Shiite member of Iraqi parliament killed by a suicide car bomb

The oldest member of the Iraqi parliament Shiite Dhari Ali al-Fayadh, 87, was killed Tuesday by a suicide car bomb near Baghdad as he, his son, and bodyguards were headed to a parliamentary session in the capital, reports AP.

Al-Fayadh’s son and two of the bodyguards were also killed, four more bodyguards wounded. They were traveling from their farm in Rashidiya, some 35 kilometers (20 miles) northeast of Baghdad, said legislator Hummam Hammoudi, who heads the parliamentary committee charged with drafting Iraq's new constitution.

Al-Fayadh was a member of the country's largest Shiite political party, the Supreme Council of the Islamic Revolution in Iraq. The party is the senior member in the ruling coalition of the new parliament that was installed about three months ago. Dhari Ali al-Fayadh as the oldest member of parliament had acted as speaker until one was elected.

SCIRI leader Abel-Aziz al-Hakim called the assassination " a cowardly act." Iraq's National Assembly also denounced the attack.

Al-Fayadh was also a senior sheik from the al-Boamer tribe in the Mahmoudiya area, about 30 kilometers (20 miles) south of Baghdad and a hotbed of the Sunni-dominated insurgency. The attack appeared aimed at stoking tensions between minority Sunni Arabs and the country's Shiite majority.

Earlier U.S. Defense Secretary Donald H. Rumsfeld said it may take as long as 12 years to defeat the insurgents. He said Iraq's security forces will have to finish the job because American and foreign troops will have left the country by then.

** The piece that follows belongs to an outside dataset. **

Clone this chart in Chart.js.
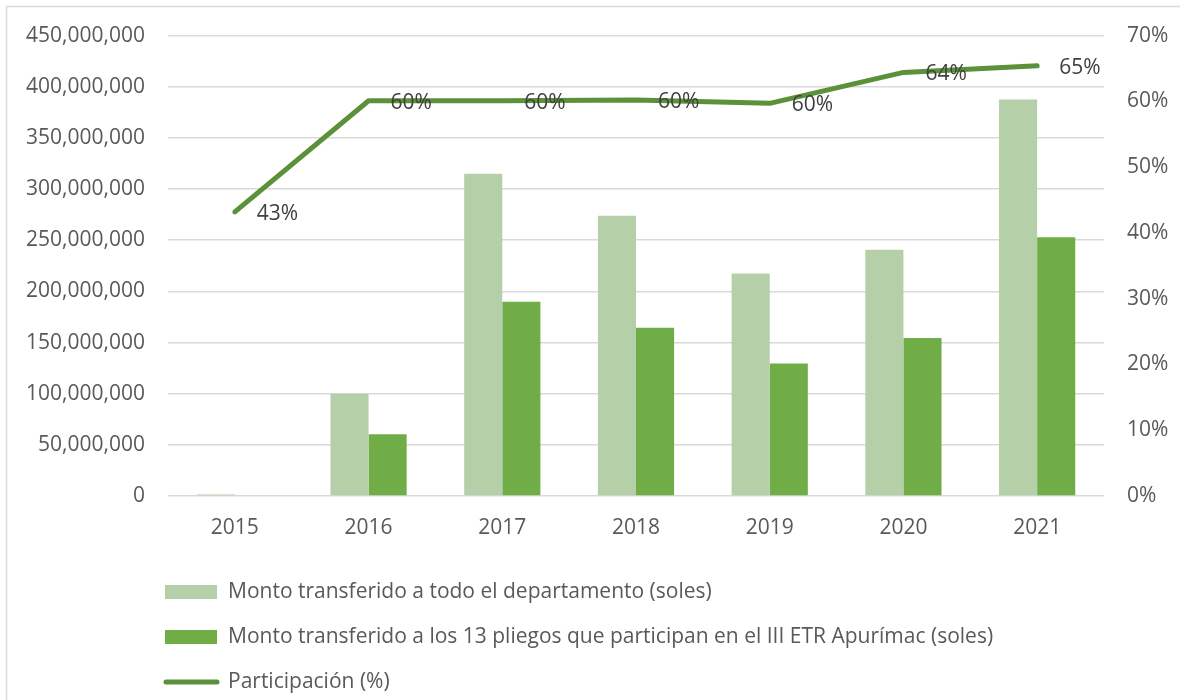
<!DOCTYPE html>
<html>
<head>
<meta charset="utf-8">
<script src="https://cdn.jsdelivr.net/npm/chart.js@4"></script>
<style>
  html, body { margin: 0; padding: 0; background: #fff; overflow: hidden; }
  #wrap { position: relative; width: 1180px; height: 700px; }
</style>
</head>
<body>
<div id="wrap"><canvas id="c" width="1180" height="700"></canvas></div>
<script>
const years = ['2015', '2016', '2017', '2018', '2019', '2020', '2021'];
const montoDepartamento = [1500000, 100000000, 315000000, 274000000, 217500000, 240800000, 387500000];
const montoPliegos = [0, 60300000, 189800000, 164500000, 129500000, 154500000, 253000000];
const participacion = [43.2, 60.1, 60.1, 60.2, 59.7, 64.4, 65.4];
const leftTicks = [0, 50000000, 100000000, 150000000, 200000000, 250000000, 300000000, 350000000, 400000000, 450000000];
const rightTicks = [0, 10, 20, 30, 40, 50, 60, 70];
const seriesNames = [
  'Monto transferido a todo el departamento (soles)',
  'Monto transferido a los 13 pliegos que participan en el III ETR Apurímac (soles)',
  'Participación (%)'
];

const FONT = '"Open Sans", "Noto Sans", sans-serif';
const AXIS_COLOR = '#595959';
const LABEL_COLOR = '#404040';

const framePlugin = {
  id: 'frame',
  beforeDraw(chart) {
    const ctx = chart.ctx;
    ctx.save();
    ctx.fillStyle = '#fff';
    ctx.fillRect(0, 0, chart.width, chart.height);
    ctx.strokeStyle = '#d9d9d9';
    ctx.lineWidth = 1.5;
    ctx.strokeRect(6.5, 6.5, chart.width + 20, chart.height + 20);
    ctx.restore();
  }
};

const lineLabelPlugin = {
  id: 'lineLabels',
  afterDatasetsDraw(chart) {
    const ctx = chart.ctx;
    const idx = chart.data.datasets.findIndex(d => d.type === 'line');
    const meta = chart.getDatasetMeta(idx);
    const data = chart.data.datasets[idx].data;
    ctx.save();
    ctx.font = '21px ' + FONT;
    ctx.fillStyle = LABEL_COLOR;
    ctx.textAlign = 'left';
    ctx.textBaseline = 'middle';
    meta.data.forEach((pt, i) => {
      ctx.fillText(Math.round(data[i]) + '%', pt.x + 22, pt.y + 2);
    });
    ctx.restore();
  }
};

const legendPlugin = {
  id: 'customLegend',
  afterDraw(chart) {
    const ctx = chart.ctx;
    const rowsY = [592, 637, 682];
    ctx.save();
    ctx.font = '21px ' + FONT;
    ctx.textBaseline = 'middle';
    ctx.textAlign = 'left';
    chart.data.datasets.forEach((ds, i) => {
      const y = rowsY[i];
      if (ds.type === 'line') {
        ctx.strokeStyle = ds.borderColor;
        ctx.lineWidth = 5;
        ctx.lineCap = 'round';
        ctx.beginPath();
        ctx.moveTo(166, y);
        ctx.lineTo(217, y);
        ctx.stroke();
      } else {
        ctx.fillStyle = ds.backgroundColor;
        ctx.fillRect(165, y - 7, 52, 14);
      }
      ctx.fillStyle = AXIS_COLOR;
      ctx.fillText(ds.label, 228, y);
    });
    ctx.restore();
  }
};

new Chart(document.getElementById('c'), {
  data: {
    labels: years,
    datasets: [
      {
        type: 'bar',
        label: seriesNames[0],
        data: montoDepartamento,
        yAxisID: 'y',
        backgroundColor: '#b5cfa8',
        barPercentage: 1,
        categoryPercentage: 0.57,
        order: 1
      },
      {
        type: 'bar',
        label: seriesNames[1],
        data: montoPliegos,
        yAxisID: 'y',
        backgroundColor: '#70ad47',
        barPercentage: 1,
        categoryPercentage: 0.57,
        order: 1
      },
      {
        type: 'line',
        label: seriesNames[2],
        data: participacion,
        yAxisID: 'y1',
        borderColor: '#5b9138',
        borderWidth: 5,
        borderCapStyle: 'round',
        borderJoinStyle: 'round',
        pointRadius: 0,
        tension: 0,
        order: 0
      }
    ]
  },
  options: {
    responsive: false,
    animation: false,
    layout: { padding: { top: 35, left: 0, right: 0, bottom: 0 } },
    plugins: {
      legend: { display: false },
      tooltip: { enabled: false }
    },
    scales: {
      x: {
        grid: { display: false, drawTicks: false },
        border: { display: false },
        ticks: { color: AXIS_COLOR, font: { family: FONT, size: 21 }, padding: 19 },
        afterFit(scale) { scale.height = 204; }
      },
      y: {
        position: 'left',
        min: 0,
        max: 450000000,
        afterBuildTicks(scale) { scale.ticks = leftTicks.map(v => ({ value: v })); },
        ticks: {
          color: AXIS_COLOR,
          font: { family: FONT, size: 21 },
          padding: 23,
          callback: v => v.toLocaleString('en-US')
        },
        grid: { color: '#d9d9d9', lineWidth: 1.5, drawTicks: false },
        border: { display: false },
        afterFit(scale) { scale.width = 168; }
      },
      y1: {
        position: 'right',
        min: 0,
        max: 70,
        afterBuildTicks(scale) { scale.ticks = rightTicks.map(v => ({ value: v })); },
        ticks: {
          color: AXIS_COLOR,
          font: { family: FONT, size: 21 },
          padding: 23,
          callback: v => v + '%'
        },
        grid: { display: false, drawTicks: false },
        border: { display: false },
        afterFit(scale) { scale.width = 76; }
      }
    }
  },
  plugins: [framePlugin, lineLabelPlugin, legendPlugin]
});
</script>
</body>
</html>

The acts of violence against U.S. forces as well as civilians have risen dramatically in the recent days. On Monday a U.S. military attack helicopter with two pilots aboard crashed in a field north of Baghdad, the pilots were reported to be killed. Also on Monday a roadside explosion killed two civilians in a separate attack in Baghdad. The attack followed three suicide bombers who struck a police headquarters, an army base and a hospital around Mosul on Sunday, killing 33 people, including 15 police officers, in a setback to efforts to rebuild the northern city's police force.